Are there Formal garden styles that use less water in Denver?
Yes—Mediterranean Formal and High Desert Formal cut water use 60% compared to English parterre designs. Replace lawn panels with crushed Aspen White granite (3/8-inch minus), substitute lavender and santolina for boxwood, use Russian Sage and yarrow instead of hydrangeas, and frame paths with ‘Blue Star’ Juniper instead of yew. A Mediterranean approach retains the axial symmetry and clipped geometry Formal style demands but uses species adapted to 14 inches of annual rainfall. Backyard landscaping in Denver increasingly favors these xeric adaptations over imported European templates; HOA compliance remains high because the structure (central axis, mirrored beds, geometric hedges) still reads as “formal” to design review committees.
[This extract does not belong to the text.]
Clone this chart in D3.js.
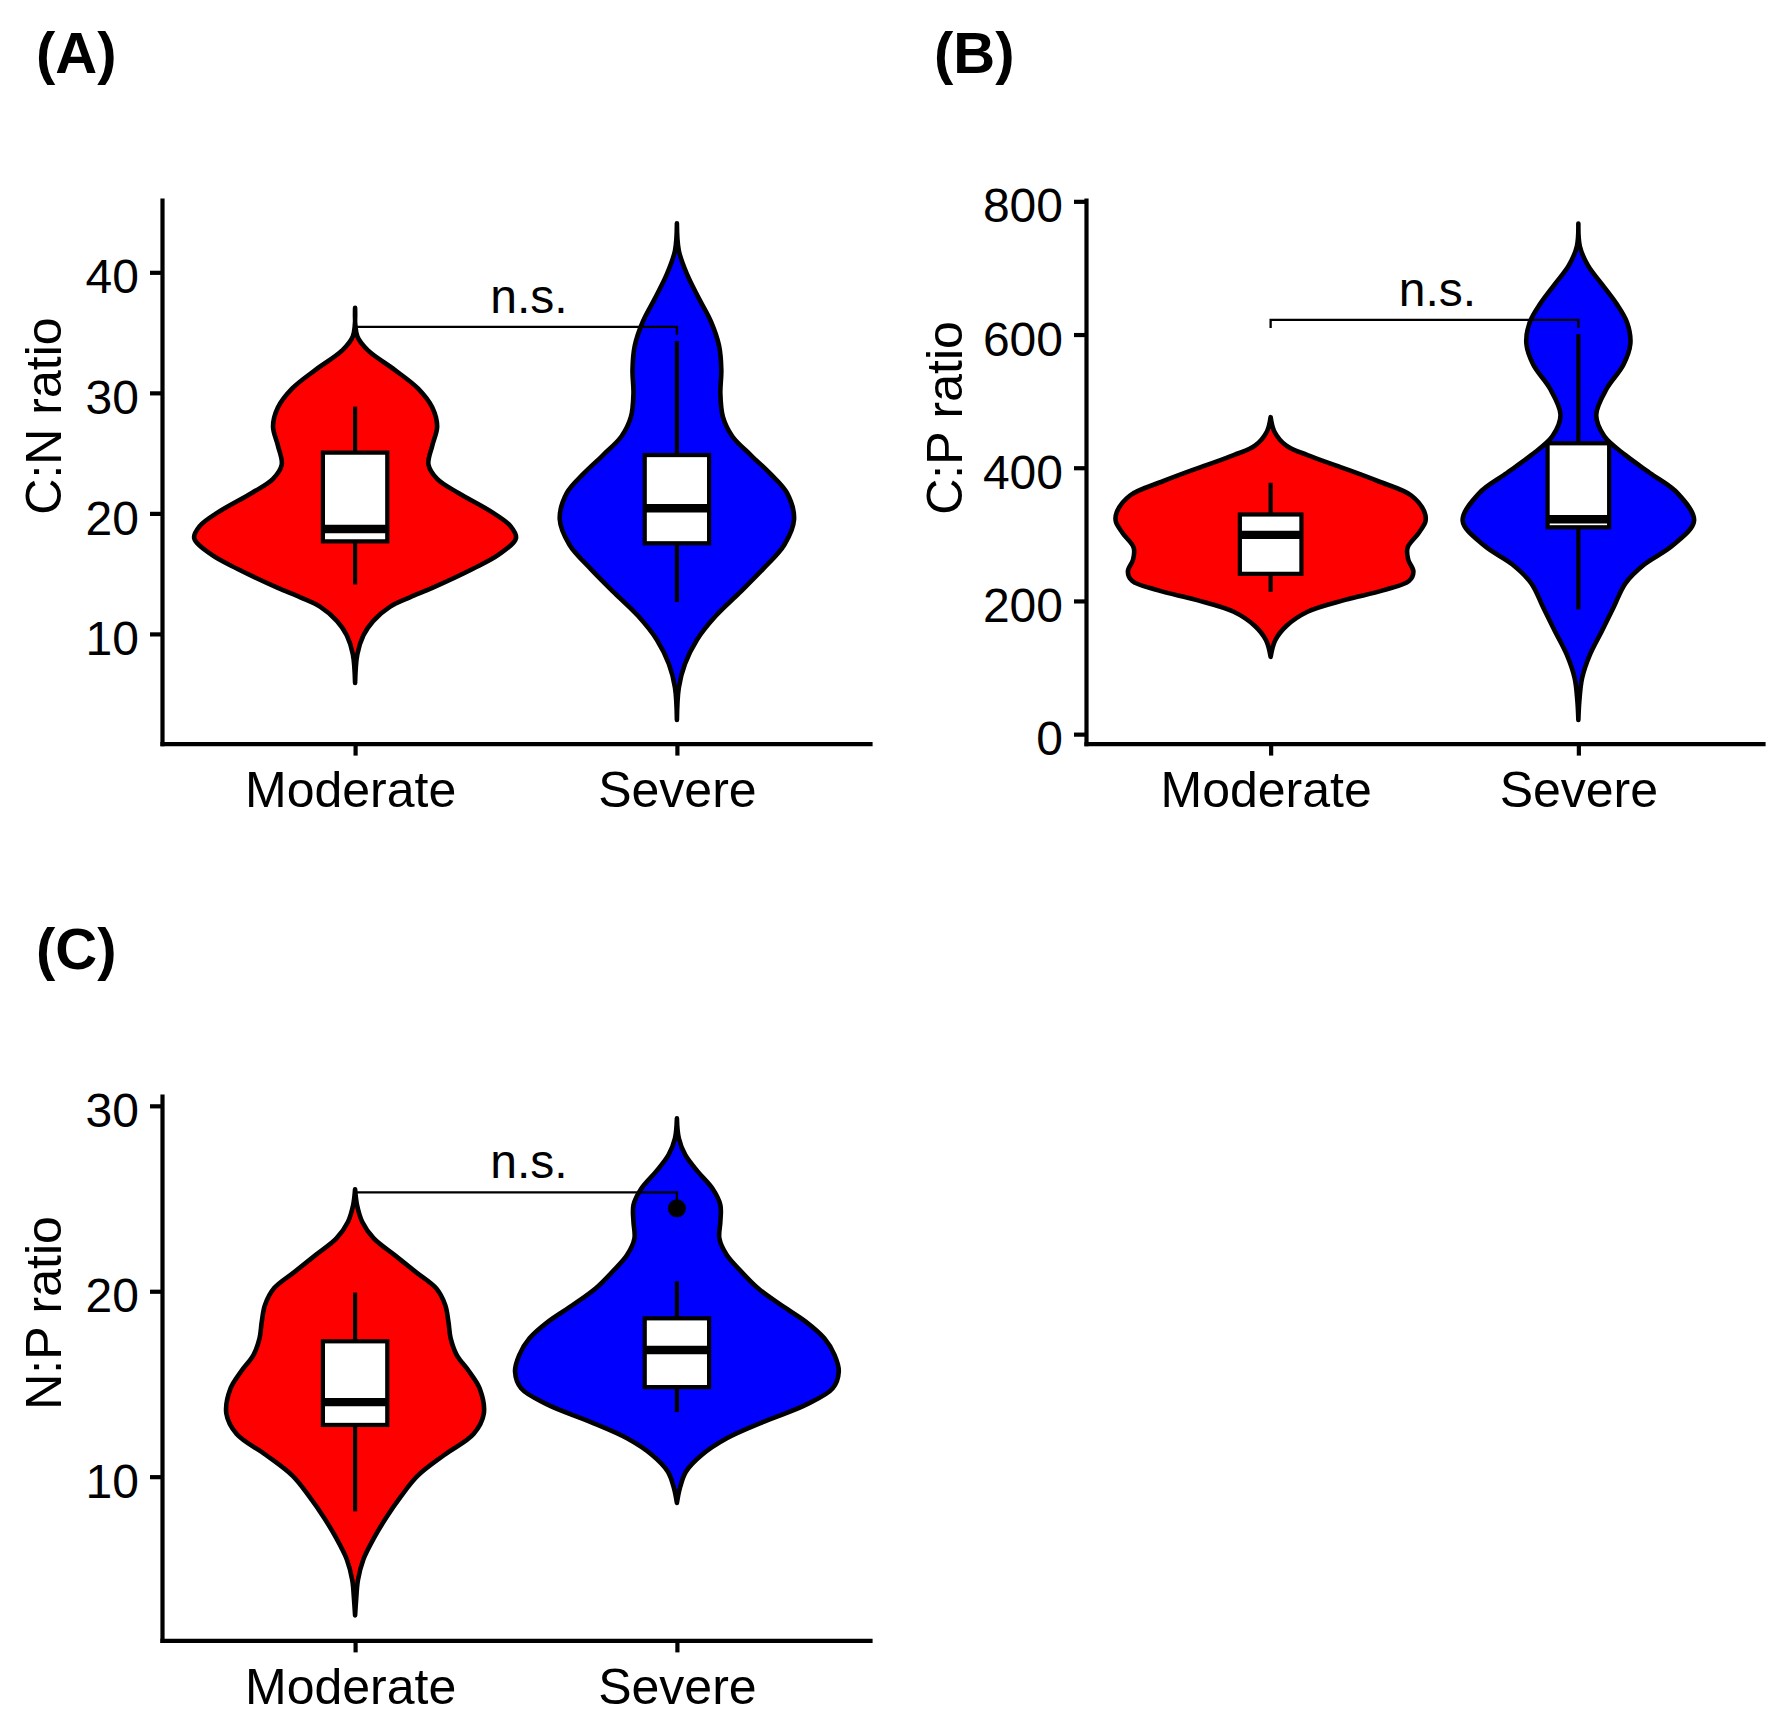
<!DOCTYPE html>
<html><head><meta charset="utf-8">
<script src="https://cdn.jsdelivr.net/npm/d3@7"></script>
<style>
body{margin:0;background:#fff}
svg{display:block}
text{font-family:"Liberation Sans",Arial,Helvetica,sans-serif;fill:#000}
</style>
</head><body>
<svg id="chart" width="1787" height="1731"></svg>
<script>
// ---------------- DATA ----------------
const categories = ["Moderate", "Severe"];
const fillColors = ["#FF0000", "#0000FF"];
const panelTags = ["(A)", "(B)", "(C)"];
const yTitles = ["C:N ratio", "C:P ratio", "N:P ratio"];
const sigLabel = "n.s.";

const yTicksA = [10, 20, 30, 40];
const yTicksB = [0, 200, 400, 600, 800];
const yTicksC = [10, 20, 30];

const yDomainA = [0.9, 46.0];
const yDomainB = [-14.2, 802];
const yDomainC = [1.17, 30.53];

// violin outlines: [value, half-width as fraction of category step]
const violinA_Moderate = [[37.05,0],[34.69,0.007],[33.5,0.041],[31.93,0.122],[30.35,0.196],[28.78,0.24],[27.2,0.255],[25.63,0.24],[24.05,0.228],[22.87,0.255],[21.69,0.321],[20.12,0.424],[18.94,0.483],[17.95,0.5],[16.57,0.446],[15.39,0.365],[13.82,0.24],[13.03,0.17],[12.24,0.108],[11.06,0.056],[9.88,0.026],[8.31,0.007],[5.94,0]];
const violinA_Severe = [[44.06,0],[41.8,0.006],[39.8,0.032],[37.8,0.069],[35.9,0.106],[33.9,0.131],[31.9,0.138],[29.96,0.135],[28.0,0.143],[26.4,0.172],[24.8,0.231],[23.3,0.29],[21.7,0.342],[19.5,0.364],[17.4,0.334],[15.4,0.268],[13.4,0.194],[11.5,0.121],[9.5,0.062],[7.5,0.025],[5.55,0.006],[2.87,0]];
const violinB_Moderate = [[475.9,0],[454.5,0.012],[433.1,0.051],[418.9,0.12],[401,0.227],[379.7,0.35],[358.3,0.457],[333.4,0.5],[319.1,0.503],[301.3,0.48],[279.9,0.445],[262.1,0.447],[244.3,0.464],[230.1,0.45],[215.8,0.365],[201.6,0.242],[183.8,0.12],[162.4,0.051],[141,0.015],[116.1,0]];
const violinB_Severe = [[766.5,0],[732.3,0.005],[703.8,0.031],[675.3,0.077],[646.8,0.123],[618.3,0.158],[586.3,0.169],[554.2,0.146],[518.6,0.092],[479.4,0.058],[447.4,0.084],[418.9,0.153],[390.4,0.238],[361.9,0.322],[320.5,0.376],[283.5,0.307],[255,0.215],[226.5,0.153],[190.9,0.115],[155.3,0.077],[119.7,0.038],[84.0,0.012],[48.4,0.003],[21.3,0]];
const violinC_Moderate = [[25.5,0],[24.65,0.006],[23.75,0.022],[22.85,0.058],[21.95,0.123],[21.06,0.187],[20.16,0.252],[19.26,0.28],[18.36,0.29],[17.46,0.297],[16.56,0.316],[15.66,0.355],[14.76,0.387],[13.4,0.40],[12.3,0.368],[11.17,0.277],[10.04,0.194],[8.92,0.142],[7.8,0.097],[6.67,0.058],[5.55,0.026],[4.43,0.009],[3.3,0.003],[2.52,0]];
const violinC_Severe = [[29.33,0],[28.25,0.006],[27.35,0.026],[26.45,0.065],[25.55,0.11],[24.65,0.135],[23.75,0.135],[22.85,0.132],[21.95,0.155],[21.06,0.2],[20.16,0.252],[19.26,0.323],[18.36,0.4],[17.46,0.458],[16.56,0.49],[15.66,0.503],[14.76,0.484],[13.87,0.4],[12.97,0.271],[12.07,0.155],[11.17,0.077],[10.27,0.028],[9.37,0.009],[8.58,0]];

// box stats: [lower whisker, Q1, median, Q3, upper whisker]
const boxA = [[14.1, 17.68, 18.7, 25.04, 28.86], [12.64, 17.52, 20.43, 24.84, 34.3]];
const boxB = [[213.7, 240.7, 299.2, 329.8, 377.5], [187.3, 310.6, 322.7, 436.7, 600.5]];
const boxC = [[8.13, 12.79, 14.02, 17.3, 19.93], [13.48, 14.83, 16.83, 18.54, 20.54]];
const outliersA = [[], []];
const outliersB = [[], []];
const outliersC = [[], [24.47]];

const bracketValues = [35.47, 621.9, 25.33];

// ---------------- LAYOUT ----------------
const panels = [
  {tag: panelTags[0], title: yTitles[0], ticks: yTicksA, dom: yDomainA, violins: [violinA_Moderate, violinA_Severe], box: boxA, out: outliersA, br: bracketValues[0],
   xr: [162, 870], yr: [743.6, 200], tagPos: [36, 73], titlePos: [61, 416]},
  {tag: panelTags[1], title: yTitles[1], ticks: yTicksB, dom: yDomainB, violins: [violinB_Moderate, violinB_Severe], box: boxB, out: outliersB, br: bracketValues[1],
   xr: [1086, 1763], yr: [743.6, 200], tagPos: [934, 73], titlePos: [962, 418]},
  {tag: panelTags[2], title: yTitles[2], ticks: yTicksC, dom: yDomainC, violins: [violinC_Moderate, violinC_Severe], box: boxC, out: outliersC, br: bracketValues[2],
   xr: [162, 870], yr: [1640.4, 1096], tagPos: [36, 969], titlePos: [61, 1313]}
];

const svg = d3.select("#chart");
const VLW = 4.6;   // violin outline
const BLW = 4.2;   // box & whisker

function drawPanel(p) {
  const x = d3.scalePoint().domain(categories).range(p.xr).padding(0.6);
  const step = x.step();
  const y = d3.scaleLinear().domain(p.dom).range(p.yr);
  const g = svg.append("g");

  // violins
  p.violins.forEach((prof, i) => {
    const cx = x(categories[i]);
    const area = d3.area()
      .y(d => y(d[0]))
      .x0(d => cx - d[1] * step)
      .x1(d => cx + d[1] * step)
      .curve(d3.curveCatmullRom.alpha(0.5));
    g.append("path").attr("d", area(prof))
      .attr("fill", fillColors[i]).attr("stroke", "#000")
      .attr("stroke-width", VLW).attr("stroke-linejoin", "round");
  });

  // boxplots
  const bw = 0.1 * step;
  p.box.forEach((b, i) => {
    const cx = x(categories[i]);
    const [lo, q1, med, q3, hi] = b;
    g.append("line").attr("x1", cx).attr("x2", cx).attr("y1", y(hi)).attr("y2", y(q3))
      .attr("stroke", "#000").attr("stroke-width", BLW);
    g.append("line").attr("x1", cx).attr("x2", cx).attr("y1", y(q1)).attr("y2", y(lo))
      .attr("stroke", "#000").attr("stroke-width", BLW);
    g.append("rect").attr("x", cx - bw).attr("width", 2 * bw)
      .attr("y", y(q3)).attr("height", y(q1) - y(q3))
      .attr("fill", "#fff").attr("stroke", "#000").attr("stroke-width", BLW);
    g.append("line").attr("x1", cx - bw).attr("x2", cx + bw).attr("y1", y(med)).attr("y2", y(med))
      .attr("stroke", "#000").attr("stroke-width", 2 * BLW);
    p.out[i].forEach(v => {
      g.append("circle").attr("cx", cx).attr("cy", y(v)).attr("r", 9).attr("fill", "#000");
    });
  });

  // significance bracket
  const x1 = x(categories[0]), x2 = x(categories[1]), by = y(p.br), tip = 8;
  g.append("path").attr("d", `M${x1},${by + tip}V${by}H${x2}V${by + tip}`)
    .attr("fill", "none").attr("stroke", "#000").attr("stroke-width", 2.3);
  g.append("text").attr("x", (x1 + x2) / 2 + 13).attr("y", by - 14)
    .attr("text-anchor", "middle").attr("font-size", 48).text(sigLabel);

  // axes
  const ay = g.append("g").attr("transform", `translate(${p.xr[0]},0)`)
    .call(d3.axisLeft(y).tickValues(p.ticks).tickSize(12).tickSizeOuter(0).tickPadding(11));
  const ax = g.append("g").attr("transform", `translate(0,${p.yr[0]})`)
    .call(d3.axisBottom(x).tickSize(12).tickSizeOuter(0).tickPadding(16));
  [ay, ax].forEach(a => {
    a.select(".domain").attr("stroke", "#000").attr("stroke-width", 4.2).attr("stroke-linecap", "square");
    a.selectAll(".tick line").attr("stroke", "#000").attr("stroke-width", 4.2);
    a.selectAll("text").attr("fill", "#000").style("font-family", '"Liberation Sans",Arial,sans-serif');
  });
  ay.selectAll("text").attr("font-size", 48).attr("dy", "0.43em");
  ax.selectAll("text").attr("font-size", 50).attr("dx", (d, i) => i === 0 ? -5 : 0);

  // axis title
  g.append("text").attr("transform", `translate(${p.titlePos[0]},${p.titlePos[1]}) rotate(-90)`)
    .attr("text-anchor", "middle").attr("font-size", 50).text(p.title);

  // panel tag
  g.append("text").attr("x", p.tagPos[0]).attr("y", p.tagPos[1])
    .attr("font-size", 58).attr("font-weight", "bold").text(p.tag);
}

panels.forEach(drawPanel);
</script>
</body></html>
Can I install a Formal garden myself or do I need a contractor?
Layout, planting, and mulching are DIY-friendly if you rent a sod cutter ($90/day) to remove existing turf and a plate compactor ($75/day) to prepare gravel paths. Hardscape (flagstone walkways, edging install) and irrigation (five-zone drip system with backflow preventer) require contractor skills; expect to spend $6,000–$9,000 on those elements alone for a 1,500-square-foot design. The challenge in Denver is soil prep—clay requires a rear-tine rototiller (not a front-tine) to incorporate compost, and you’ll need to grade for drainage (1% slope minimum away from structures). If your site has existing sprinklers, hire a licensed irrigator to convert to drip; Colorado requires backflow certification and permits for new systems. A hybrid approach (you plant, contractor handles hardscape and irrigation) costs $12,000–$16,000 for a mid-tier Formal garden and cuts labor fees 40%.
How do Formal gardens perform in Denver’s HOA communities?
Formal layouts receive the highest approval rates (85%+) in metro Denver HOAs because symmetry, clean edges, and recognizable structure signal “maintained investment” to design review boards. Xeriscaping and wildflower meadows often require variances; Formal gardens do not. Most HOAs restrict front-yard fence height to 42 inches, which limits your hedge options—plan 36-inch clipped junipers or euonymus instead of 5-foot privet walls. Stone color matters; submit samples matching adjacent properties (typically Colorado buff or Lyons Red) 30 days before install. Some communities require percentage calculations for hardscape vs. planted area; keep hardscape (paths, patios) under 40% of total square footage to avoid special approval. Drip irrigation and low-water perennials can qualify your project for a Xeriscape Rebate through Denver Water (up to $2 per square foot converted from turf), which offsets HOA concerns about property values.